Mary Anne was the daughter of Aaron and Charlotte Dupuy, and the sister of Charles Dupuy. Mary Anne’s duties are not specified but she may have helped her mother with cooking and likely helped look after the Clay’s grandchildren.

Mary Anne had one son, Henry, born in 1833. In 1840 Mary Ann and her mother Charlotte were freed. In their Deed of Emancipation, it specifically stated that her son Henry was not freed. What happened to Mary Anne after she was freed is unknown. In her father Aaron’s 1866 obituary, Mary Anne is mentioned as a surviving family member.

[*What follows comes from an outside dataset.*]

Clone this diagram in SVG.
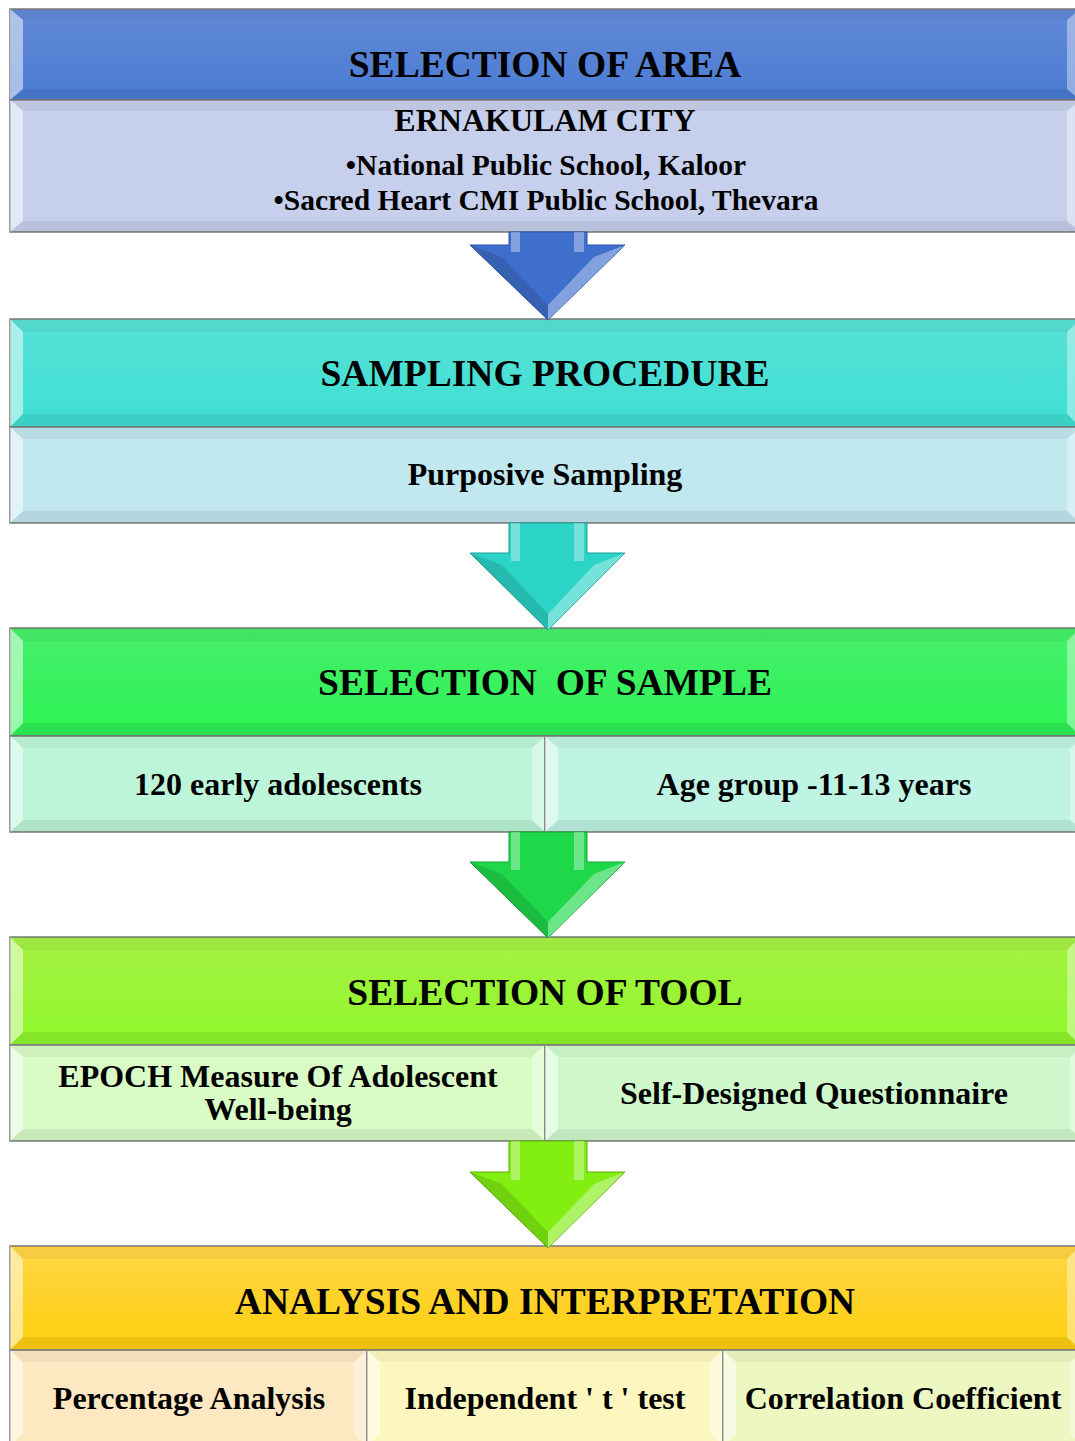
<svg xmlns="http://www.w3.org/2000/svg" width="1075" height="1441" viewBox="0 0 1075 1441">
<defs>
<linearGradient id="gH1" x1="0" y1="0" x2="0" y2="1"><stop offset="0" stop-color="#6389d6"/><stop offset="1" stop-color="#4a7cd4"/></linearGradient>
<linearGradient id="gH2" x1="0" y1="0" x2="0" y2="1"><stop offset="0" stop-color="#58e0d6"/><stop offset="1" stop-color="#3ee0d3"/></linearGradient>
<linearGradient id="gH3" x1="0" y1="0" x2="0" y2="1"><stop offset="0" stop-color="#46ee6a"/><stop offset="1" stop-color="#2ef455"/></linearGradient>
<linearGradient id="gH4" x1="0" y1="0" x2="0" y2="1"><stop offset="0" stop-color="#a6f044"/><stop offset="1" stop-color="#8ef82a"/></linearGradient>
<linearGradient id="gH5" x1="0" y1="0" x2="0" y2="1"><stop offset="0" stop-color="#ffd648"/><stop offset="1" stop-color="#ffcf0c"/></linearGradient>
</defs>
<style>
.box{stroke:#7a7a7a;stroke-width:1.5}
.bt{fill:#000;fill-opacity:0.04}
.bb{fill:#000;fill-opacity:0.07}
.bl{fill:#fff;fill-opacity:0.5}
.br{fill:#fff;fill-opacity:0.38}
.hd{font-family:"Liberation Serif","Times New Roman",serif;font-weight:bold;font-size:37.5px;fill:#000;text-anchor:middle}
.sb{font-family:"Liberation Serif","Times New Roman",serif;font-weight:bold;font-size:32px;fill:#000;text-anchor:middle}
.sm{font-size:29.5px}
.hl{fill:#fff;fill-opacity:0.35}
.sh{fill:#000;fill-opacity:0.12}
</style>

<g id="node-area-header">
<rect class="box" x="10" y="9" width="1070" height="91" fill="url(#gH1)"/>
<path class="bt" d="M10 9H1080L1067 20H23Z"/><path class="bb" d="M10 100H1080L1067 89H23Z"/>
<path class="bl" d="M10 9V100L23 89V20Z"/><path class="br" d="M1080 9V100L1067 89V20Z"/>
<text class="hd" x="545" y="77">SELECTION OF AREA</text>
</g>
<g id="node-area-detail">
<rect class="box" x="10" y="100" width="1070" height="132" fill="#c6d0ec"/>
<path class="bt" d="M10 100H1080L1067 111H23Z"/><path class="bb" d="M10 232H1080L1067 221H23Z"/>
<path class="bl" d="M10 100V232L23 221V111Z"/><path class="br" d="M1080 100V232L1067 221V111Z"/>
<text class="sb" x="545" y="131">ERNAKULAM CITY</text>
<text class="sb sm" x="546" y="175">•National Public School, Kaloor</text>
<text class="sb sm" x="546" y="210">•Sacred Heart CMI Public School, Thevara</text>
</g>

<g id="node-sampling-header">
<rect class="box" x="10" y="319" width="1070" height="108" fill="url(#gH2)"/>
<path class="bt" d="M10 319H1080L1067 332H23Z"/><path class="bb" d="M10 427H1080L1067 414H23Z"/>
<path class="bl" d="M10 319V427L23 414V332Z"/><path class="br" d="M1080 319V427L1067 414V332Z"/>
<text class="hd" x="545" y="386">SAMPLING PROCEDURE</text>
</g>
<g id="node-sampling-detail">
<rect class="box" x="10" y="427" width="1070" height="96" fill="#c1e7ef"/>
<path class="bt" d="M10 427H1080L1067 439H23Z"/><path class="bb" d="M10 523H1080L1067 511H23Z"/>
<path class="bl" d="M10 427V523L23 511V439Z"/><path class="br" d="M1080 427V523L1067 511V439Z"/>
<text class="sb" x="545" y="485">Purposive Sampling</text>
</g>

<g id="node-sample-header">
<rect class="box" x="10" y="628" width="1070" height="108" fill="url(#gH3)"/>
<path class="bt" d="M10 628H1080L1067 641H23Z"/><path class="bb" d="M10 736H1080L1067 723H23Z"/>
<path class="bl" d="M10 628V736L23 723V641Z"/><path class="br" d="M1080 628V736L1067 723V641Z"/>
<text class="hd" x="545" y="695" xml:space="preserve">SELECTION  OF SAMPLE</text>
</g>
<g id="node-sample-count">
<rect class="box" x="10" y="736" width="535" height="96" fill="#bdf5d8"/>
<path class="bt" d="M10 736H545L532 748H23Z"/><path class="bb" d="M10 832H545L532 820H23Z"/>
<path class="bl" d="M10 736V832L23 820V748Z"/><path class="br" d="M545 736V832L532 820V748Z"/>
<text class="sb" x="278" y="795">120 early adolescents</text>
</g>
<g id="node-sample-age">
<rect class="box" x="545" y="736" width="538" height="96" fill="#bff3e4"/>
<path class="bt" d="M545 736H1083L1070 748H558Z"/><path class="bb" d="M545 832H1083L1070 820H558Z"/>
<path class="bl" d="M545 736V832L558 820V748Z"/><path class="br" d="M1083 736V832L1070 820V748Z"/>
<text class="sb" x="814" y="795">Age group -11-13 years</text>
</g>

<g id="node-tool-header">
<rect class="box" x="10" y="937" width="1070" height="108" fill="url(#gH4)"/>
<path class="bt" d="M10 937H1080L1067 950H23Z"/><path class="bb" d="M10 1045H1080L1067 1032H23Z"/>
<path class="bl" d="M10 937V1045L23 1032V950Z"/><path class="br" d="M1080 937V1045L1067 1032V950Z"/>
<text class="hd" x="545" y="1005">SELECTION OF TOOL</text>
</g>
<g id="node-tool-epoch">
<rect class="box" x="10" y="1045" width="535" height="96" fill="#d9fbc6"/>
<path class="bt" d="M10 1045H545L532 1057H23Z"/><path class="bb" d="M10 1141H545L532 1129H23Z"/>
<path class="bl" d="M10 1045V1141L23 1129V1057Z"/><path class="br" d="M545 1045V1141L532 1129V1057Z"/>
<text class="sb" x="278" y="1087">EPOCH Measure Of Adolescent</text>
<text class="sb" x="278" y="1120">Well-being</text>
</g>
<g id="node-tool-questionnaire">
<rect class="box" x="545" y="1045" width="538" height="96" fill="#cff9cc"/>
<path class="bt" d="M545 1045H1083L1070 1057H558Z"/><path class="bb" d="M545 1141H1083L1070 1129H558Z"/>
<path class="bl" d="M545 1045V1141L558 1129V1057Z"/><path class="br" d="M1083 1045V1141L1070 1129V1057Z"/>
<text class="sb" x="814" y="1104">Self-Designed Questionnaire</text>
</g>

<g id="node-analysis-header">
<rect class="box" x="10" y="1246" width="1070" height="104" fill="url(#gH5)"/>
<path class="bt" d="M10 1246H1080L1067 1259H23Z"/><path class="bb" d="M10 1350H1080L1067 1337H23Z"/>
<path class="bl" d="M10 1246V1350L23 1337V1259Z"/><path class="br" d="M1080 1246V1350L1067 1337V1259Z"/>
<text class="hd" x="545" y="1314">ANALYSIS AND INTERPRETATION</text>
</g>
<g id="node-analysis-percentage">
<rect class="box" x="10" y="1350" width="357" height="96" fill="#fde8c2"/>
<path class="bt" d="M10 1350H367L354 1362H23Z"/>
<path class="bl" d="M10 1350V1446L23 1434V1362Z"/><path class="br" d="M367 1350V1446L354 1434V1362Z"/>
<text class="sb" x="189" y="1409">Percentage Analysis</text>
</g>
<g id="node-analysis-ttest">
<rect class="box" x="367" y="1350" width="356" height="96" fill="#fdf6bf"/>
<path class="bt" d="M367 1350H723L710 1362H380Z"/>
<path class="bl" d="M367 1350V1446L380 1434V1362Z"/><path class="br" d="M723 1350V1446L710 1434V1362Z"/>
<text class="sb" x="545" y="1409">Independent ' t ' test</text>
</g>
<g id="node-analysis-correlation">
<rect class="box" x="723" y="1350" width="360" height="96" fill="#ecf7c2"/>
<path class="bt" d="M723 1350H1083L1070 1362H736Z"/>
<path class="bl" d="M723 1350V1446L736 1434V1362Z"/><path class="br" d="M1083 1350V1446L1070 1434V1362Z"/>
<text class="sb" x="903" y="1409">Correlation Coefficient</text>
</g>

<g id="connectors">
<g id="arrow-1">
<polygon points="509,232 587,232 587,245 625,245 548,320 470,245 509,245" fill="#3f6fcc" stroke="#2b55a6" stroke-width="1"/>
<rect class="hl" x="511" y="232" width="9" height="20"/><rect class="hl" x="574" y="232" width="10" height="20"/>
<polygon class="sh" points="470,245 502,257 548,305 548,320"/>
<polygon class="hl" points="625,245 594,257 548,305 548,320"/>
</g>
<g id="arrow-2">
<polygon points="509,523 587,523 587,553 625,553 548,630 470,553 509,553" fill="#2cd4c7" stroke="#1a9f95" stroke-width="1"/>
<rect class="hl" x="511" y="523" width="9" height="38"/><rect class="hl" x="574" y="523" width="10" height="38"/>
<polygon class="sh" points="470,553 502,565 548,614 548,630"/>
<polygon class="hl" points="625,553 594,565 548,614 548,630"/>
</g>
<g id="arrow-3">
<polygon points="509,832 587,832 587,862 625,862 548,938 470,862 509,862" fill="#1fd84a" stroke="#13a034" stroke-width="1"/>
<rect class="hl" x="511" y="832" width="9" height="38"/><rect class="hl" x="574" y="832" width="10" height="38"/>
<polygon class="sh" points="470,862 502,874 548,922 548,938"/>
<polygon class="hl" points="625,862 594,874 548,922 548,938"/>
</g>
<g id="arrow-4">
<polygon points="509,1141 587,1141 587,1172 625,1172 548,1248 470,1172 509,1172" fill="#82ee12" stroke="#5aab08" stroke-width="1"/>
<rect class="hl" x="511" y="1141" width="9" height="39"/><rect class="hl" x="574" y="1141" width="10" height="39"/>
<polygon class="sh" points="470,1172 502,1184 548,1232 548,1248"/>
<polygon class="hl" points="625,1172 594,1184 548,1232 548,1248"/>
</g>
</g>
</svg>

Henry Dupuy was Mary Anne’s son, and little is known about him other than that Henry Clay sold Henry Dupuy in July of 1848, at the age of 15. In the deed of sale for Henry Dupuy he is identified as “mulatto” (mixed race), and though Henry’s father is unknown, his mother was Black, which means Henry’s father would have been either mixed race or white. Though the circumstances around Henry’s sale are unknown, he was sold to a man in Louisville, and Henry Clay made a condition of Henry Dupuy’s sale that he was to be free at the age of 28.

In May 1850, in a Clay family letter, Henry Dupuy was described as: “tall but…not…stout.” This is the last known reference to Henry Dupuy. Whether he was ever freed or survived to see the end of slavery is unknown.